◆ **Records for this task**
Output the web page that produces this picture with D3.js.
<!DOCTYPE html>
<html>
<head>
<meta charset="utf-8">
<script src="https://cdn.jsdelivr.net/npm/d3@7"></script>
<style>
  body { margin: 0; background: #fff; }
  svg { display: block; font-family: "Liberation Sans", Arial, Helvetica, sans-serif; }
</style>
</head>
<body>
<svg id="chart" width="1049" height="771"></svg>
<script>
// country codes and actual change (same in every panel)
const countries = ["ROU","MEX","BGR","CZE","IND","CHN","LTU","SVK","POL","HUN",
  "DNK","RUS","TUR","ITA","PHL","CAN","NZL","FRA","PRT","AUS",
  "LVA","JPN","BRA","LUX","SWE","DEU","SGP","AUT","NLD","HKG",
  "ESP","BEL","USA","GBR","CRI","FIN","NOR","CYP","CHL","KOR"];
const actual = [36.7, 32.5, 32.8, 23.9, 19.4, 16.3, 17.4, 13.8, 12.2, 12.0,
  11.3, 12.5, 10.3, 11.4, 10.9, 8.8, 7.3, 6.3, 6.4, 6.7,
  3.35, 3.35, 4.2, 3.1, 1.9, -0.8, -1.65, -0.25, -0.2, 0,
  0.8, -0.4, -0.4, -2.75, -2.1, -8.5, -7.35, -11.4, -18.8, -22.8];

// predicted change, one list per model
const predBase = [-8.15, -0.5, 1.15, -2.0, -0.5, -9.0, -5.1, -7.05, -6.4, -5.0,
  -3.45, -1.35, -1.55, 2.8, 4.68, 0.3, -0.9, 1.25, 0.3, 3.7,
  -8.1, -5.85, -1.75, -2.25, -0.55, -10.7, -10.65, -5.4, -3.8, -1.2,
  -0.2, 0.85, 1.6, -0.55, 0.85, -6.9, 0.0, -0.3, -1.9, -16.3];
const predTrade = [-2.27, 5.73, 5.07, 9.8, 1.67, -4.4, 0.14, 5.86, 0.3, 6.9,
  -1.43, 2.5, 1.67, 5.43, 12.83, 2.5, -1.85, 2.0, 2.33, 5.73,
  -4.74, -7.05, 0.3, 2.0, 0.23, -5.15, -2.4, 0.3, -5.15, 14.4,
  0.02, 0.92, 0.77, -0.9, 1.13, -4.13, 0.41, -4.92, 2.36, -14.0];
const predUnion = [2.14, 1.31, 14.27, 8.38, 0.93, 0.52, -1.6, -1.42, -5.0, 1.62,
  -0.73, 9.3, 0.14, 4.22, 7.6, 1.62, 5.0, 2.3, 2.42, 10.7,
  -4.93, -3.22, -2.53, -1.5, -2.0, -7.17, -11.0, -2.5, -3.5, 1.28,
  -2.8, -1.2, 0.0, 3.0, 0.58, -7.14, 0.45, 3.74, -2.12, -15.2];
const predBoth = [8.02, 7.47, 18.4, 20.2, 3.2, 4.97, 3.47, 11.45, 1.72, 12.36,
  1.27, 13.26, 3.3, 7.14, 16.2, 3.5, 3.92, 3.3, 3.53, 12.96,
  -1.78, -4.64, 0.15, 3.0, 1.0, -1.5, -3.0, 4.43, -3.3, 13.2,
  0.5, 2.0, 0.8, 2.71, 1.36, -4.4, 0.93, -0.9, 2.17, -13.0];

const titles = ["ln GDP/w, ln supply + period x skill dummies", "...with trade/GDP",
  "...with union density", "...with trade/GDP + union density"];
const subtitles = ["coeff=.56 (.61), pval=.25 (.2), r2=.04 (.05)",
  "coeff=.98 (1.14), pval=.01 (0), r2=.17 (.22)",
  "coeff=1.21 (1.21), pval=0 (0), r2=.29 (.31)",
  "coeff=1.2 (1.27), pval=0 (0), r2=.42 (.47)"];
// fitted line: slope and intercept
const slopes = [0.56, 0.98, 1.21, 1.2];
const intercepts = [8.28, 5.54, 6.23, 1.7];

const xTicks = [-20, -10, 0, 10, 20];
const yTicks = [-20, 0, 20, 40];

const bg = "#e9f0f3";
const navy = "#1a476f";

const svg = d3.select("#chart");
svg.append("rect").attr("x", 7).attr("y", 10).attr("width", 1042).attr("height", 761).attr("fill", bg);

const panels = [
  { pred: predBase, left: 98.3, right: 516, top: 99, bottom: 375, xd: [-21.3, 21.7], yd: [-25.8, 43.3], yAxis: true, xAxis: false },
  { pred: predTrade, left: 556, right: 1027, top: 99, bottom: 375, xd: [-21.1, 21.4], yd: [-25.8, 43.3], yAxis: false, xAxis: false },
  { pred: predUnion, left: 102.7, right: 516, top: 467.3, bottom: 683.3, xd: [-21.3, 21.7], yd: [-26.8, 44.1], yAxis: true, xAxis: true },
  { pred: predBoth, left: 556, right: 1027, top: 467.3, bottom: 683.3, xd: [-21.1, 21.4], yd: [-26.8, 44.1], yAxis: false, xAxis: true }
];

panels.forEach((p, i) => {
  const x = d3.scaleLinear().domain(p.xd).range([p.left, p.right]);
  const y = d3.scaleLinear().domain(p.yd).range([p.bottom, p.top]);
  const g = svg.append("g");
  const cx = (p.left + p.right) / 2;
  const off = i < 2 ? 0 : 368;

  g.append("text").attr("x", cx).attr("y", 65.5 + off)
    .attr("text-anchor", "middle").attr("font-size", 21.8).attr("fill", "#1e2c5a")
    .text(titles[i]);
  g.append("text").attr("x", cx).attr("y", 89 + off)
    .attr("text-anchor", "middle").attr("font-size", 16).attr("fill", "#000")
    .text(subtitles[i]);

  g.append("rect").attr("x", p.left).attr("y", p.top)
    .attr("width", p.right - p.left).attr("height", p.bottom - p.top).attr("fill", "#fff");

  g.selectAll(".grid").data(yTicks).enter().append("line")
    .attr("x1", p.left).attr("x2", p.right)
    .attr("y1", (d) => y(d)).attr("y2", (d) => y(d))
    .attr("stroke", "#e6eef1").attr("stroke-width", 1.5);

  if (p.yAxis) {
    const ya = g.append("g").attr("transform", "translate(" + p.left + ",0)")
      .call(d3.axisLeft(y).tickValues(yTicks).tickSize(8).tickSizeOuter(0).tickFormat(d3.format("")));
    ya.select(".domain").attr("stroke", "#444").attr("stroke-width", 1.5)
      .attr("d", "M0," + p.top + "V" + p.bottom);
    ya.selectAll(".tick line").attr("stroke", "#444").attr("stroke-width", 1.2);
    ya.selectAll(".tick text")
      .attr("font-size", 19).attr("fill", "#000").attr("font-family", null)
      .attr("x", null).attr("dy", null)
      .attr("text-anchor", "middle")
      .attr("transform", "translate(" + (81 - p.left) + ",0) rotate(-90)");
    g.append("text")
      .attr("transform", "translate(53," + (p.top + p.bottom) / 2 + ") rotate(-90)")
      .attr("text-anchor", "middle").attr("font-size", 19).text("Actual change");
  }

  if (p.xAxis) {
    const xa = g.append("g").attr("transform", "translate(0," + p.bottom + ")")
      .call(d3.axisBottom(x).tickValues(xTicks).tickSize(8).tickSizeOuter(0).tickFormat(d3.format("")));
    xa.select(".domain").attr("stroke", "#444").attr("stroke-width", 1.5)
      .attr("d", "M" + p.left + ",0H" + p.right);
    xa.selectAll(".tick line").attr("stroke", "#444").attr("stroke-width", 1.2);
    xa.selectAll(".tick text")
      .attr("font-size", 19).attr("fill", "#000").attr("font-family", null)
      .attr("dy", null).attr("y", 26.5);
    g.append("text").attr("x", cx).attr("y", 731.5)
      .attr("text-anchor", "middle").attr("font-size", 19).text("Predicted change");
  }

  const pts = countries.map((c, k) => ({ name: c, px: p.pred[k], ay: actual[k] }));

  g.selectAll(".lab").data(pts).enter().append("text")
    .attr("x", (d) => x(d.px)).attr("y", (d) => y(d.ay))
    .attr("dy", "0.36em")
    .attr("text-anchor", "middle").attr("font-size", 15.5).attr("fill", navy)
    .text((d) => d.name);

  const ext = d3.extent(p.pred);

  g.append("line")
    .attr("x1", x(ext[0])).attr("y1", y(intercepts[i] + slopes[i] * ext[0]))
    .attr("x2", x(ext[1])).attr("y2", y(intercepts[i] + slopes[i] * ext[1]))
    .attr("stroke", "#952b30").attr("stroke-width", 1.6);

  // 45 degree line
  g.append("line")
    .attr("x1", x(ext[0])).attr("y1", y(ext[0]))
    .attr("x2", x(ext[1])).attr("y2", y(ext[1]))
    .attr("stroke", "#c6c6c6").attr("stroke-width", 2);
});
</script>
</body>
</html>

* * *

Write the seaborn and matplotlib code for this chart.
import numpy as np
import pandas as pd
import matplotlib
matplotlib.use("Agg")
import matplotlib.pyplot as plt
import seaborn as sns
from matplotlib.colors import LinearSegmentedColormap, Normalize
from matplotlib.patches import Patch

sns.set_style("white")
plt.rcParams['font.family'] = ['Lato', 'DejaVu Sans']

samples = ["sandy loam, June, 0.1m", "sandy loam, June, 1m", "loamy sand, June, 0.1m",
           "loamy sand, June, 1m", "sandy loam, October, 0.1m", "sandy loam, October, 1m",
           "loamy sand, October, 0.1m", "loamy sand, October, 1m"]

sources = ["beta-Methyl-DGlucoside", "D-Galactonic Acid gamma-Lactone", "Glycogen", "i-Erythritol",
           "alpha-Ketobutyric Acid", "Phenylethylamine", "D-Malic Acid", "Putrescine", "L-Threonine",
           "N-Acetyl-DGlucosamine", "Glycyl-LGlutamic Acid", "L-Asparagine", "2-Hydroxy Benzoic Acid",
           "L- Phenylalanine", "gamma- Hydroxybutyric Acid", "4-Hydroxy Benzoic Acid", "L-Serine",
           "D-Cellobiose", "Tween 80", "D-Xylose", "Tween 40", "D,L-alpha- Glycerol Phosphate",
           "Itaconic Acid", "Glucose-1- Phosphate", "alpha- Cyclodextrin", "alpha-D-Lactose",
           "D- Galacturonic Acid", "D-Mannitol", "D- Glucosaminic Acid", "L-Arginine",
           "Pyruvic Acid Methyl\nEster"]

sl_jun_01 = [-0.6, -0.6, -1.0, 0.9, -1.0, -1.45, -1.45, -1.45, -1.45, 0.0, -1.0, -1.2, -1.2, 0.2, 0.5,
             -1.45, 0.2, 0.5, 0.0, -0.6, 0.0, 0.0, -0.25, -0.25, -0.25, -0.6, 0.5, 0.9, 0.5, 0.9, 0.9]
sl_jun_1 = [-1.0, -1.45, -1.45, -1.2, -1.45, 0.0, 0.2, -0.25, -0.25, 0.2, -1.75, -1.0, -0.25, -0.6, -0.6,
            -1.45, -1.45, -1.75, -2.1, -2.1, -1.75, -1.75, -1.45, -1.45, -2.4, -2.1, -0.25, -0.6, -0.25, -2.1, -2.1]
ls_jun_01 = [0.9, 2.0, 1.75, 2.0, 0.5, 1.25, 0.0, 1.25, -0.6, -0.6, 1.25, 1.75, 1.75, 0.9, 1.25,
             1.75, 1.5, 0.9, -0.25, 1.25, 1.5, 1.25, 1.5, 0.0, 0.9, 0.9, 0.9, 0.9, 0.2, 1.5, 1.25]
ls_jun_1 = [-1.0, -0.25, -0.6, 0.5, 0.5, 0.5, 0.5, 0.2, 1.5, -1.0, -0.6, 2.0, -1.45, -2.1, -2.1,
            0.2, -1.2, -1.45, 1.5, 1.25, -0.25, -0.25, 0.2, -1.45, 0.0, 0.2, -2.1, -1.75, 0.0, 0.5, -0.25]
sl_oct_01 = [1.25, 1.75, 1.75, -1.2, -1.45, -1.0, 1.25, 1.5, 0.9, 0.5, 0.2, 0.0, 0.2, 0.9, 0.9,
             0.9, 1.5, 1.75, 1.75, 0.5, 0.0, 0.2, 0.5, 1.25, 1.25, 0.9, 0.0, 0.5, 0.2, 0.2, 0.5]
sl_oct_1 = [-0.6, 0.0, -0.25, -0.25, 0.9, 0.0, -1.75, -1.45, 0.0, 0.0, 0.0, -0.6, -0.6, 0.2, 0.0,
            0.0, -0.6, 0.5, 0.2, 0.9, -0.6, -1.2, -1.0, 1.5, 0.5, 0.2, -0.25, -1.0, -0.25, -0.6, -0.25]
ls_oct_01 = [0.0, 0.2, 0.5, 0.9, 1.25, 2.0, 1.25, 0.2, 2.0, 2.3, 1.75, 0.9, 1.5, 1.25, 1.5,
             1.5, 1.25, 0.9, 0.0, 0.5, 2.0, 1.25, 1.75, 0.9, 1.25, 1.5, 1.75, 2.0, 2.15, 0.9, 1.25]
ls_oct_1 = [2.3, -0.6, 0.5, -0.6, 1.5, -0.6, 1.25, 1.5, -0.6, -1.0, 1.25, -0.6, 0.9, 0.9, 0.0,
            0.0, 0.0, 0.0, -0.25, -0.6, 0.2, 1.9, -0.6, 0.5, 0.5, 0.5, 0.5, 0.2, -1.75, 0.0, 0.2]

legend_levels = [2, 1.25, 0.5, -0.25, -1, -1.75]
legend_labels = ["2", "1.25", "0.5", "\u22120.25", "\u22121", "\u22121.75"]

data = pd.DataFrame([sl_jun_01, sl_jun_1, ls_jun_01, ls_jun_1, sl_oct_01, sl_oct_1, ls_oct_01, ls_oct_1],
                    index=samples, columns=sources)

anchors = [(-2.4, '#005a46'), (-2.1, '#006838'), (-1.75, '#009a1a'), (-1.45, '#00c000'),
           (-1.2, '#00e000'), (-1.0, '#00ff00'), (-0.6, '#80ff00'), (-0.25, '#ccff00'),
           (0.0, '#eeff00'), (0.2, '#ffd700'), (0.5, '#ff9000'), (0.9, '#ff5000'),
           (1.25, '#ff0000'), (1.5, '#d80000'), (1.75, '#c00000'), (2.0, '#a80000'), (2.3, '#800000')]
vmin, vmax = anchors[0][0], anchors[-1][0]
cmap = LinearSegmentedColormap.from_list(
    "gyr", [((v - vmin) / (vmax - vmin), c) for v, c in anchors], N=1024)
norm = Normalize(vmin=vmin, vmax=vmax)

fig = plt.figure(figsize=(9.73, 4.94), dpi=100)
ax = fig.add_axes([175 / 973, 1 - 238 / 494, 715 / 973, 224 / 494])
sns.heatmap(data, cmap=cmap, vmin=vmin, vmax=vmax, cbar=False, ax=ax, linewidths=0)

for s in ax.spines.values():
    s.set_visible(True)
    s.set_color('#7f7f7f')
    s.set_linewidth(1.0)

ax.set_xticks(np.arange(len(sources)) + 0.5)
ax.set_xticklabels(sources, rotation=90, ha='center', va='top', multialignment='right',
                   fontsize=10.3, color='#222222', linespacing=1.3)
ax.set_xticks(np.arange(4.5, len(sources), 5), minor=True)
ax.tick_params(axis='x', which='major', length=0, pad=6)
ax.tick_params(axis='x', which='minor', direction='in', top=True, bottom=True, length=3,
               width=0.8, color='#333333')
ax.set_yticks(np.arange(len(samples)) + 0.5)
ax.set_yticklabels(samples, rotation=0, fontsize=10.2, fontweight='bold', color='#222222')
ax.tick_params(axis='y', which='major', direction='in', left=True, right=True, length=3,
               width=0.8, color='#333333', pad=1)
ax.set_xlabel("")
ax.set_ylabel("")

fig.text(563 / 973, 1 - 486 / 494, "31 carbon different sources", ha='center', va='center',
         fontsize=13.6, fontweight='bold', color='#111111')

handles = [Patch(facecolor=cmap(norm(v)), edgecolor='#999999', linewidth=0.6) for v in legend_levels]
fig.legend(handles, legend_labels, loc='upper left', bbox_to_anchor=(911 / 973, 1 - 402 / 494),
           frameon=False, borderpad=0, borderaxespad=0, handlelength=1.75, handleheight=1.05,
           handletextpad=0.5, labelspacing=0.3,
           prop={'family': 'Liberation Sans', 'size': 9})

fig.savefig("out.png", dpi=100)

--

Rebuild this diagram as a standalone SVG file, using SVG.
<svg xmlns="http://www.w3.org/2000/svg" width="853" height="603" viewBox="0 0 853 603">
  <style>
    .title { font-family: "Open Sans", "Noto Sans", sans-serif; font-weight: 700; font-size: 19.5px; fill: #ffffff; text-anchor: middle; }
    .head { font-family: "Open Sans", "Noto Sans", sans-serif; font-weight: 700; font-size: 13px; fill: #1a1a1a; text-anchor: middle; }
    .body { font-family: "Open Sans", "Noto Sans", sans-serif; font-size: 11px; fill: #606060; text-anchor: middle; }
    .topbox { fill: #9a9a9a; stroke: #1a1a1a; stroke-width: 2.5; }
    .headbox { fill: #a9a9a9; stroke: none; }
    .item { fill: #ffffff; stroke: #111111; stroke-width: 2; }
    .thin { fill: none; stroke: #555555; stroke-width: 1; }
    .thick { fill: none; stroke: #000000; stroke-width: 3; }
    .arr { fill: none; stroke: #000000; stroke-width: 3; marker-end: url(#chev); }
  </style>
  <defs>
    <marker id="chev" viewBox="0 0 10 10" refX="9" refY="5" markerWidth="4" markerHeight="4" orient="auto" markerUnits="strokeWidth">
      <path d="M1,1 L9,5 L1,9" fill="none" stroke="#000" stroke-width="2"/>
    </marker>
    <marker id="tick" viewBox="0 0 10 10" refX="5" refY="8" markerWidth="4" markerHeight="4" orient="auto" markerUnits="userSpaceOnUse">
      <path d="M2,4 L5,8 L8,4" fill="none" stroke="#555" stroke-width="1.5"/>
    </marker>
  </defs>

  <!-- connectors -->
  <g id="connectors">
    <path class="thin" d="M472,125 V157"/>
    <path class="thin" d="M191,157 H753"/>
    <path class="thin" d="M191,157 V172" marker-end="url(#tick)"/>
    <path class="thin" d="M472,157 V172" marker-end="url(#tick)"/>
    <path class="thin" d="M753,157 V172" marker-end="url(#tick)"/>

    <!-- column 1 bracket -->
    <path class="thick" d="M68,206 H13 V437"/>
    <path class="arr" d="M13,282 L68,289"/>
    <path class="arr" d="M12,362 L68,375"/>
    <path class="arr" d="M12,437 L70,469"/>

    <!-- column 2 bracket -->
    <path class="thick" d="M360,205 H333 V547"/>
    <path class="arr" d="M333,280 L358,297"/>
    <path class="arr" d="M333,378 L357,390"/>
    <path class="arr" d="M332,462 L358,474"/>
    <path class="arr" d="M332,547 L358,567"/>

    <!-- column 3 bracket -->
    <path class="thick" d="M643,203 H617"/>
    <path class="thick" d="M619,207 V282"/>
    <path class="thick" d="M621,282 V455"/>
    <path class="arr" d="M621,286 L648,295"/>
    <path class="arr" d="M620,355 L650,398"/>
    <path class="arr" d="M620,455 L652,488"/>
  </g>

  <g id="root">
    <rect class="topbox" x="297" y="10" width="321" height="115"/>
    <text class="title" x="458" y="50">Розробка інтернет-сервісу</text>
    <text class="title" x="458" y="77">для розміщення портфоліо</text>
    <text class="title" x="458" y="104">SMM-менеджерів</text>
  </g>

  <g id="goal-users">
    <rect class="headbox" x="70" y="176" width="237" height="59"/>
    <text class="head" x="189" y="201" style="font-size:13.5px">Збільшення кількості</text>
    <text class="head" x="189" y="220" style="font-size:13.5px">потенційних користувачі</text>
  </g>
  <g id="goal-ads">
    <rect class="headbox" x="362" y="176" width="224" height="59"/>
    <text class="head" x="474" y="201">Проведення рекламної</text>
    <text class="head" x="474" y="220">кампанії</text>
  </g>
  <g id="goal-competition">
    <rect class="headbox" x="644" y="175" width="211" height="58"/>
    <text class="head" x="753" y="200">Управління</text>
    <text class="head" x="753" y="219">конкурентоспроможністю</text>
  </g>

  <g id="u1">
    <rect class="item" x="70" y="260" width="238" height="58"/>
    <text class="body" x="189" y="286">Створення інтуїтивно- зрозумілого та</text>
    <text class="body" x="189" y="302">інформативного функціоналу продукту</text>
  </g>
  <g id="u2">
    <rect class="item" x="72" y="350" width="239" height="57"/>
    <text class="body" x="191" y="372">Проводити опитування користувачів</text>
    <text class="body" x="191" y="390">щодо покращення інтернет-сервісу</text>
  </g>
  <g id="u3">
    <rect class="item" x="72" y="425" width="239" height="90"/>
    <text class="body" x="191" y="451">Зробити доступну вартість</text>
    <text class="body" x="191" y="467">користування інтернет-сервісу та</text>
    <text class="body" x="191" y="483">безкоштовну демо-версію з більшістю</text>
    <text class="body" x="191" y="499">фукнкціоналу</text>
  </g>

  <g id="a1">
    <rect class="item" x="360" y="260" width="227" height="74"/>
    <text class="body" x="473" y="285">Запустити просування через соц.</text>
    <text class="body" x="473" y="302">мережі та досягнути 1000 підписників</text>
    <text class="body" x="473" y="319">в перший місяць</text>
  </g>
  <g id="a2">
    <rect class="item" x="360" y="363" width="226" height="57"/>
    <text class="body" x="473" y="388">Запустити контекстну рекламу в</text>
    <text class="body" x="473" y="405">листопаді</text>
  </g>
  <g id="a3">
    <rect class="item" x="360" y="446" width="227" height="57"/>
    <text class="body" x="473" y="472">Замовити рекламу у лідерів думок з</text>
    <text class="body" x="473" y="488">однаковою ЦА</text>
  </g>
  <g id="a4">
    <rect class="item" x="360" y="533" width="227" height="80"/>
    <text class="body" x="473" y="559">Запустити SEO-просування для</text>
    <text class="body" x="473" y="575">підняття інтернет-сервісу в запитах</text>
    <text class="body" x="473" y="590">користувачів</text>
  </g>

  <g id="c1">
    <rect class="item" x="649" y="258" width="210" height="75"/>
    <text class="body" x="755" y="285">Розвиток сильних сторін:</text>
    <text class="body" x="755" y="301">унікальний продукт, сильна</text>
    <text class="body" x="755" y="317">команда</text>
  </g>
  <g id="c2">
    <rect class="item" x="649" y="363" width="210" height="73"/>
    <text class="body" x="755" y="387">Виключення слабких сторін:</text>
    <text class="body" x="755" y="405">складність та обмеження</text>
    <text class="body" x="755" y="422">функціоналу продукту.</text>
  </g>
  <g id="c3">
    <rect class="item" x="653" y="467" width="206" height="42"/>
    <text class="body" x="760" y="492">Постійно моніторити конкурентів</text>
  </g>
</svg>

◆ **Task instructions**
Extract, word for word, every line beginning with the one that holds "Output the web" and concluding with the one that holds "0.8, -0.4, -0.4, -2.75, -2.1, -8.5, -7.35, -11.4, -18.8, -22.8];". Include both of those lines.

◆ **Task solution**
Output the web page that produces this picture with D3.js.
<!DOCTYPE html>
<html>
<head>
<meta charset="utf-8">
<script src="https://cdn.jsdelivr.net/npm/d3@7"></script>
<style>
  body { margin: 0; background: #fff; }
  svg { display: block; font-family: "Liberation Sans", Arial, Helvetica, sans-serif; }
</style>
</head>
<body>
<svg id="chart" width="1049" height="771"></svg>
<script>
// country codes and actual change (same in every panel)
const countries = ["ROU","MEX","BGR","CZE","IND","CHN","LTU","SVK","POL","HUN",
  "DNK","RUS","TUR","ITA","PHL","CAN","NZL","FRA","PRT","AUS",
  "LVA","JPN","BRA","LUX","SWE","DEU","SGP","AUT","NLD","HKG",
  "ESP","BEL","USA","GBR","CRI","FIN","NOR","CYP","CHL","KOR"];
const actual = [36.7, 32.5, 32.8, 23.9, 19.4, 16.3, 17.4, 13.8, 12.2, 12.0,
  11.3, 12.5, 10.3, 11.4, 10.9, 8.8, 7.3, 6.3, 6.4, 6.7,
  3.35, 3.35, 4.2, 3.1, 1.9, -0.8, -1.65, -0.25, -0.2, 0,
  0.8, -0.4, -0.4, -2.75, -2.1, -8.5, -7.35, -11.4, -18.8, -22.8];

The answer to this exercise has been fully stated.